* [TO BE DONE]:
Below this line is a listing that includes pictures. Copy exactly, and only, the lines from the one containing "Rebuild this chart" through the one containing "54.99, 56.20, 56.71]"; the pictures do not go in the copy.

====== RECORDS FOR THIS EXERCISE ======

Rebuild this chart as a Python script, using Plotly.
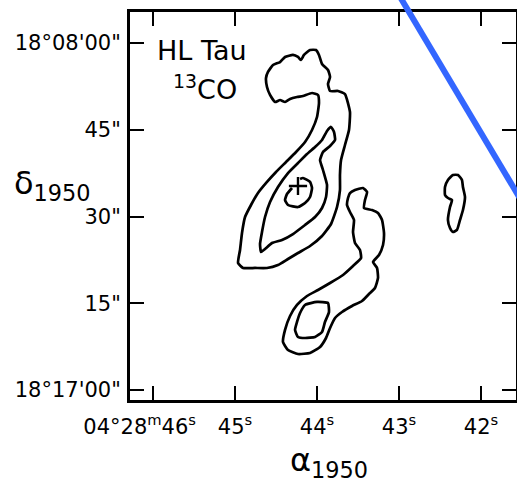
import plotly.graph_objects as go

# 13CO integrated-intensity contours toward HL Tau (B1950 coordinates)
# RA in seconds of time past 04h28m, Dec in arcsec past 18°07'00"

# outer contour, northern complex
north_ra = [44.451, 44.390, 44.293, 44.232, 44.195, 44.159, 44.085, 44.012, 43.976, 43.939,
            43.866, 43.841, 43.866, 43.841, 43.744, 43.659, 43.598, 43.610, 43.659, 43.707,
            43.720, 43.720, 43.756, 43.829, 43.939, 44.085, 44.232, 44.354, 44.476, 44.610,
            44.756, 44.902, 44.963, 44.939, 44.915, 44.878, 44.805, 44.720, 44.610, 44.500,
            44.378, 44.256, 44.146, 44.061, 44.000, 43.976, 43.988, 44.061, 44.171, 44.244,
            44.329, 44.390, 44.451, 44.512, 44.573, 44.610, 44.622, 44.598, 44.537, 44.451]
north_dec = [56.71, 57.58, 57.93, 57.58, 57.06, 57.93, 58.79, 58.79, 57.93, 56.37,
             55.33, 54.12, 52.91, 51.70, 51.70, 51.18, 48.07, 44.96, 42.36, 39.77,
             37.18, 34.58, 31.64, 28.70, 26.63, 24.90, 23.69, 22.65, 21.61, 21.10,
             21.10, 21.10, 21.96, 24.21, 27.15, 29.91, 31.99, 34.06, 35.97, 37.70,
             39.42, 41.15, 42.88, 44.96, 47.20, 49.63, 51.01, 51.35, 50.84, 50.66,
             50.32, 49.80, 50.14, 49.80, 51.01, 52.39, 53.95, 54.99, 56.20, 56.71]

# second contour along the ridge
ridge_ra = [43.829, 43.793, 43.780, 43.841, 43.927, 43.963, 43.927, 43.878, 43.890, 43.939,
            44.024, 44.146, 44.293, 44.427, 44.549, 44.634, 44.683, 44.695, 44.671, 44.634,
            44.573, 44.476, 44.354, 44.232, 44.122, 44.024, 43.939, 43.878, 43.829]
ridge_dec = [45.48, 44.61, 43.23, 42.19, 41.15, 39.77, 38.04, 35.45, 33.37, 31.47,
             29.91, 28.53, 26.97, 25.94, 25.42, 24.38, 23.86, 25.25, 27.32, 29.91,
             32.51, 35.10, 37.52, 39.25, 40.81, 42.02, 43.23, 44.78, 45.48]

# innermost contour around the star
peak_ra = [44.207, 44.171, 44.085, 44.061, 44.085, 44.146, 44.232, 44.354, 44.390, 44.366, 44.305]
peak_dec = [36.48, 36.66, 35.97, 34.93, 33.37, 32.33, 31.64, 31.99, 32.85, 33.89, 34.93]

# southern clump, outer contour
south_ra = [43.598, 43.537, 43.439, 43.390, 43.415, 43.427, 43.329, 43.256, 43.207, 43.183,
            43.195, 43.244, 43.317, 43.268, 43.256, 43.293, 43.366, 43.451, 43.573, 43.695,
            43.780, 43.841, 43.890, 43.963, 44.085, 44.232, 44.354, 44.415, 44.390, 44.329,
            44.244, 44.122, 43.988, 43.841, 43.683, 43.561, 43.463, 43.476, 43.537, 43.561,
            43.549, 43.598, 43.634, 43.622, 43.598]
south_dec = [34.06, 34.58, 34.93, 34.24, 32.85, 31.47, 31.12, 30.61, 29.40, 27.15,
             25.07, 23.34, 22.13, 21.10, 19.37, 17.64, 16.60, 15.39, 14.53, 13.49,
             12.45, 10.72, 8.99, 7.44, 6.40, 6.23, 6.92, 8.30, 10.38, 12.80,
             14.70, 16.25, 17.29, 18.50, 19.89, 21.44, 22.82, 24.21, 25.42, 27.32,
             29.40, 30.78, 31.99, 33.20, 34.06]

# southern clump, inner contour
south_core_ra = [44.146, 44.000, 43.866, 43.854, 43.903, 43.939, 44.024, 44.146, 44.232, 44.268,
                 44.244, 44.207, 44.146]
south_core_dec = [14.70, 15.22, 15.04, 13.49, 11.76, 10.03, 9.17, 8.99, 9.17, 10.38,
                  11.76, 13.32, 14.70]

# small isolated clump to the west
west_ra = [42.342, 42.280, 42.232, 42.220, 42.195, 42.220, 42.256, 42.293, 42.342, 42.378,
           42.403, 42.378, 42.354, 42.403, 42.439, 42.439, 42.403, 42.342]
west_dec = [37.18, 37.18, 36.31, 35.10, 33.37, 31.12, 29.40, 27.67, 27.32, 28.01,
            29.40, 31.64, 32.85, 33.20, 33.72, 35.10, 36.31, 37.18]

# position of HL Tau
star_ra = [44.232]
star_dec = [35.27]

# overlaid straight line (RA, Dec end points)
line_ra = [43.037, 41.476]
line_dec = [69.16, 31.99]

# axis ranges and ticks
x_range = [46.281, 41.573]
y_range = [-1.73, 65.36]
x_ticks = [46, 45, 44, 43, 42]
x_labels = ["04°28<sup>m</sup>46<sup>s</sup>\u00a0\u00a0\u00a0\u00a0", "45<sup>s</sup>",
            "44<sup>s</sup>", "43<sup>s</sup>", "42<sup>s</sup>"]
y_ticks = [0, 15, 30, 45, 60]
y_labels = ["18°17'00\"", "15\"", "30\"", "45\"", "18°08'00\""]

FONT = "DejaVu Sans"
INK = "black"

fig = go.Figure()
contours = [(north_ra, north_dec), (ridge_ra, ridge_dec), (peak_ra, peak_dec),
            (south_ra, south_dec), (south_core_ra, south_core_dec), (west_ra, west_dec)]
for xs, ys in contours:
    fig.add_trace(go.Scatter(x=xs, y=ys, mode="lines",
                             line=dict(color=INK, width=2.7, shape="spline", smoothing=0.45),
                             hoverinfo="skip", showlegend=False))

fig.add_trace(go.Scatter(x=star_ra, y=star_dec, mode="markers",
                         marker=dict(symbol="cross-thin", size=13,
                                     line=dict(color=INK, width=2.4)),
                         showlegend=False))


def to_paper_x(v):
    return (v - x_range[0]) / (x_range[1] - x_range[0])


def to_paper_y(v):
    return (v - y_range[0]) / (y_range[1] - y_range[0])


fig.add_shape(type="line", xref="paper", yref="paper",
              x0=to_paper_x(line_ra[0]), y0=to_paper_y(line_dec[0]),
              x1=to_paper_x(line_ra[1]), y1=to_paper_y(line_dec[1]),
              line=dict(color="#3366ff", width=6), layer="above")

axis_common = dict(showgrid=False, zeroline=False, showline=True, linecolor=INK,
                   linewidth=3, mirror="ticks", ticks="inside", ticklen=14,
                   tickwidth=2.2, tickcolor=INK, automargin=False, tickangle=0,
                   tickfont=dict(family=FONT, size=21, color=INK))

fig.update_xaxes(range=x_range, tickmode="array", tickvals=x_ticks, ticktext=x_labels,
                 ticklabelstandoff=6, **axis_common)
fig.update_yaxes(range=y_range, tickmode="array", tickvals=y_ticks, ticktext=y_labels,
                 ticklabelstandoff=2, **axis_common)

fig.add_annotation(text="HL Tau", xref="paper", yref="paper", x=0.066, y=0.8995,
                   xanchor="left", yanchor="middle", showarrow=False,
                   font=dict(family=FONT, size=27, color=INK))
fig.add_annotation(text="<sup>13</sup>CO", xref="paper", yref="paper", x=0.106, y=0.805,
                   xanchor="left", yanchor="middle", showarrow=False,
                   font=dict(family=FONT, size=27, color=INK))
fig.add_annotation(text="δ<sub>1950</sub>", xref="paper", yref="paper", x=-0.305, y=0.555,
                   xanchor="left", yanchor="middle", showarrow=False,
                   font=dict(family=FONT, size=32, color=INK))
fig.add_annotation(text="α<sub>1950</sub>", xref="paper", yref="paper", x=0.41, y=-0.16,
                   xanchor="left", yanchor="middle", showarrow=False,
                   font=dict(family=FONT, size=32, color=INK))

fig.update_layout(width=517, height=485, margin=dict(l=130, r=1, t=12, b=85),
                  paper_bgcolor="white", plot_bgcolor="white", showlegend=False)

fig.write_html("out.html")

======
====== RECORDS FOR THIS EXERCISE ======

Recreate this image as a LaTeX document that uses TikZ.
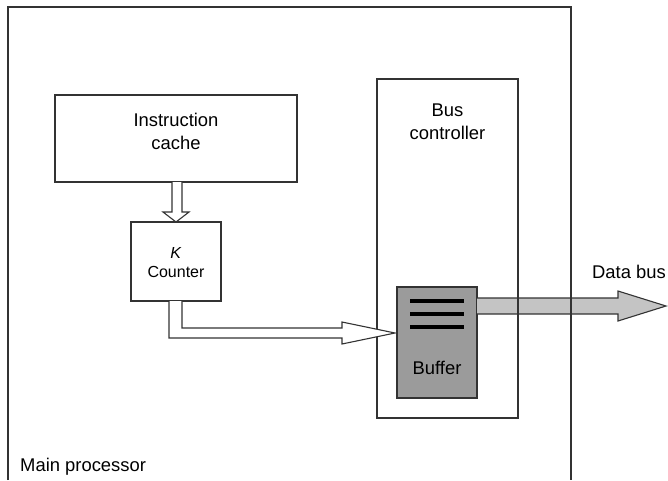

======

* [OUTPUT FOR THIS EXERCISE]:
Rebuild this chart as a Python script, using Plotly.
import plotly.graph_objects as go

# 13CO integrated-intensity contours toward HL Tau (B1950 coordinates)
# RA in seconds of time past 04h28m, Dec in arcsec past 18°07'00"

# outer contour, northern complex
north_ra = [44.451, 44.390, 44.293, 44.232, 44.195, 44.159, 44.085, 44.012, 43.976, 43.939,
            43.866, 43.841, 43.866, 43.841, 43.744, 43.659, 43.598, 43.610, 43.659, 43.707,
            43.720, 43.720, 43.756, 43.829, 43.939, 44.085, 44.232, 44.354, 44.476, 44.610,
            44.756, 44.902, 44.963, 44.939, 44.915, 44.878, 44.805, 44.720, 44.610, 44.500,
            44.378, 44.256, 44.146, 44.061, 44.000, 43.976, 43.988, 44.061, 44.171, 44.244,
            44.329, 44.390, 44.451, 44.512, 44.573, 44.610, 44.622, 44.598, 44.537, 44.451]
north_dec = [56.71, 57.58, 57.93, 57.58, 57.06, 57.93, 58.79, 58.79, 57.93, 56.37,
             55.33, 54.12, 52.91, 51.70, 51.70, 51.18, 48.07, 44.96, 42.36, 39.77,
             37.18, 34.58, 31.64, 28.70, 26.63, 24.90, 23.69, 22.65, 21.61, 21.10,
             21.10, 21.10, 21.96, 24.21, 27.15, 29.91, 31.99, 34.06, 35.97, 37.70,
             39.42, 41.15, 42.88, 44.96, 47.20, 49.63, 51.01, 51.35, 50.84, 50.66,
             50.32, 49.80, 50.14, 49.80, 51.01, 52.39, 53.95, 54.99, 56.20, 56.71]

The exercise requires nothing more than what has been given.